And I want to add a little bit to that, Matt. So saying that we're deliberately trying to move mix with price is -- that's probably not precisely accurate. Saying sometimes that happens because when Kenny's team is pushing and trying to get as much as they can for the value that we're delivering, sometimes they break business. And when that happens, it can affect mix.

And that -- I don't doubt that has happened historically, and I don't doubt it's going to continue to happen.

Matt Reustle -- Goldman Sachs -- Analyst

Absolutely. Understood, OK. And then, Rob, regarding the $12 billion remaining on the buyback, right now you're running about $3 billion in free cash flow after dividends per year so that leaves a $6 billion gap there. At your current EBITDA level, you could do another $4 billion in debt raise and not breach the leverage targets.

So how do you think about bridging that $2 billion gap over the next two years? Is it free cash flow growth? Is it EBITDA growth? And you referenced it in your remarks. How comfortable are you that you can achieve that if you do see a deterioration in the macro environment?

Rob Knight -- Chief Financial Officer

Yes. I mean we expect to make progress. And we will -- it will all be predicated on how our earnings growth project and how we actually deliver in actuality. And right now, as you can tell from our tone, we're feeling pretty good about that.

So I would anticipate that we'll continue to move up the scale, if you will, on the guidance that we've given and continue to make progress on the -- completing the buyback, working up toward that 2.7 times that we talked about. We made good progress in 2018. We expect to continue to make good progress in '19 and '20.

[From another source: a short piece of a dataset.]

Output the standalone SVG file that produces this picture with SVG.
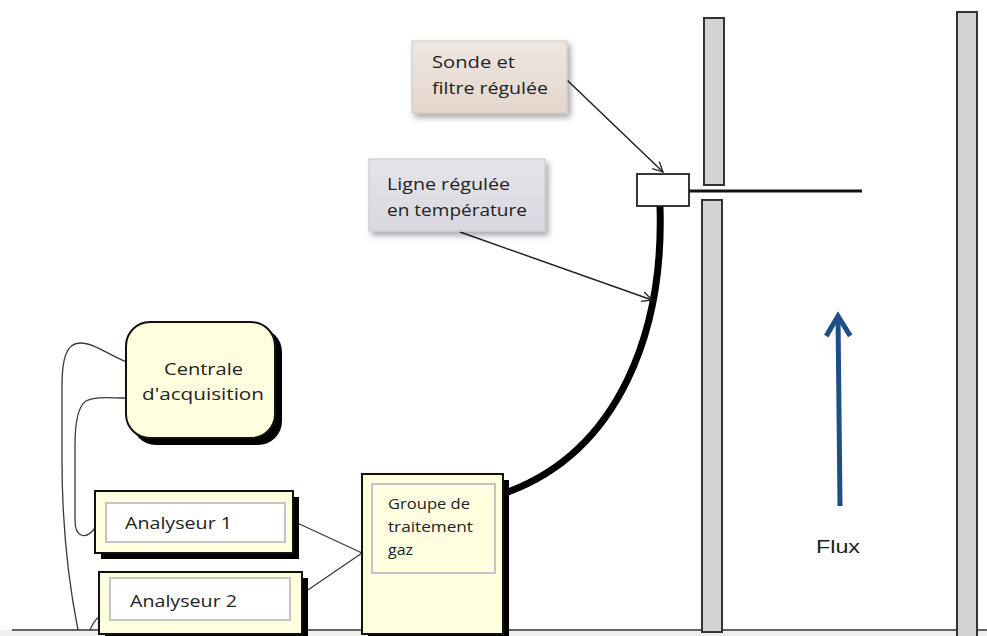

Matt Reustle -- Goldman Sachs -- Analyst

And ultimately, you think there's enough, whether it's CAPEX takeout or cost takeout opportunities, where you can still achieve that full $20 billion even if you had an environment where volumes were declining or slowing down in particular areas?

Rob Knight -- Chief Financial Officer

Yes. But of course, we always take a look at what's happening in our business. And if you had a recession or something like that, which we're not projecting, I mean, we obviously take that into consideration.

Matt Reustle -- Goldman Sachs -- Analyst

Understood. Understood. Thank you.

Operator

Next question is from the line of Walter Spracklin with RBC Capital Markets. Please proceed with your questions.

Walter Spracklin -- RBC Capital Markets -- Analyst

Yes. Thanks very much. Good morning, everyone, and welcome back, Jim. My question is around PSR and the implementation that we've seen or terms of implementation that we've seen in the past.

And we've seen examples where it was attempted and failed and examples where it was attempted and achieved. And it seems that in those areas where it was attempted and achieved, it was done in a fairly aggressive fashion with a very short time frame that typically resulted in a fair degree of disruption. And that's disruption's at the customer level, the labor level, the regulator level. Mike, where we've seen it fail is where we've tried to water it down a bit and tried not to be as disruptive, and it hasn't worked.

What I'm trying to figure out now, which way -- what is the risk that we see a, perhaps, adjustment to PSR that puts the PSR implementation at risk?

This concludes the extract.